Ash has had a lifetime love for sneakers. With both of her parents being sneaker enthusiasts, she became attracted to the culture surrounding it from an early age.
While the sneaker community has grown and evolved into a massive space, the relationship to its women participants has typically presented some disparities in comparison to how men move within the space. “When it comes to being able to cop a shoe, and that’s supposed to be the simplest form, it’s really hard for women to get sneakers,” Ash says. “Not only get them in our size and get them in the colorways that we want, but it’s hard for us to get them in general.”
She recounts experiences waiting in line for drops and experiencing frustrating interactions with men, which ultimately turned her off from acquiring her sneakers in store. “I really appreciate when it’s a women’s only drop and the sneaker store allows women to get the first pick for however many hours cause it makes it a lot easier, but a lot of places are not gonna do that,” she says.
Since Ash launched True to Us, many opportunities for herself and the brand have come her way. She’s collaborated with Foot Locker, who’s helped her give back to her community fridge project, and more recently, she joined the Jordan Brand’s Global Women’s Collective, which sets out to redistribute opportunities and reestablish power to a group of women and femmes who are redefining what it means to be a part of the Jordan legacy. She’s set up shop on the True to Us website for scheduled merch drops and has even extended the brand into the podcast space with True to Us Talks, where she speaks to women across various industries (like Alicia Pinckney, global men’s apparel designer at Jordan Brand) about their journeys into the streetwear world.
“Every gig that I get, I make sure that there’s something [that helps me] give back to my community,” she says. “I’ve always been pretty good at building communities, whether it’s online or in real life. So I wanted to make sure that was True to Us.”
To be a more inclusive and less intimidating space for women, Ash feels there first needs to be equal opportunities in brand deals and even jobs to level the playing field.
“Sometimes you really do have to know somebody in order to get in these positions,” Ash says. And if you don’t know anyone to get in this position, you’re already a step behind, right? No matter how much education you had, no matter how many internships and knowledge you have of the sneaker game, if you don’t know that one person, then you won’t get in the door. So it’s really about just being as open as possible and um, sharing opportunities. I think that’s the first start. And then from there, once you’re in the room, it’s really important to not close the door behind you.”
As a part of the True to Us for ComplexLand exclusives, the brand will be introducing a first look at their Pride collection as well as dropping new colorways of their best-selling hoodies and sweats.

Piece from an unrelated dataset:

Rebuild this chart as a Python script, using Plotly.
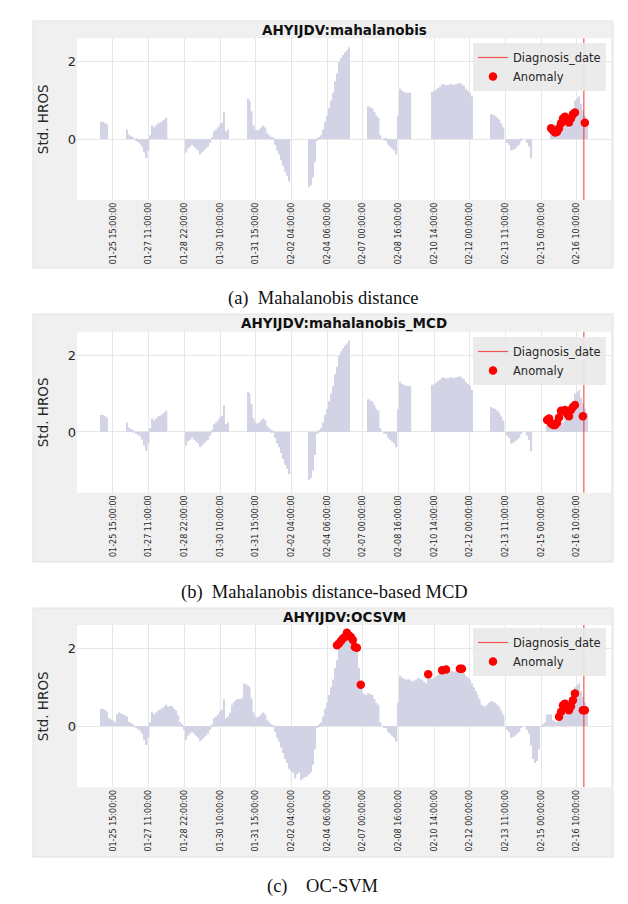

The capsule includes trucker hats with a rainbow-colored “True” logo that comes in rhinestones, along with matching baby Tees. “From graphic design and production to photography and creative direction, when it comes to our clothing, every single aspect is done by a woman,” Ash says. “I want to show how normal it is to have women involved in every part of the streetwear world.”
Her advice for women and young girls that want to dive into the sneakers and streetwear communities? “Just start.”
“If you feel like something is missing, or you feel like you can bring something to it, then just do it.”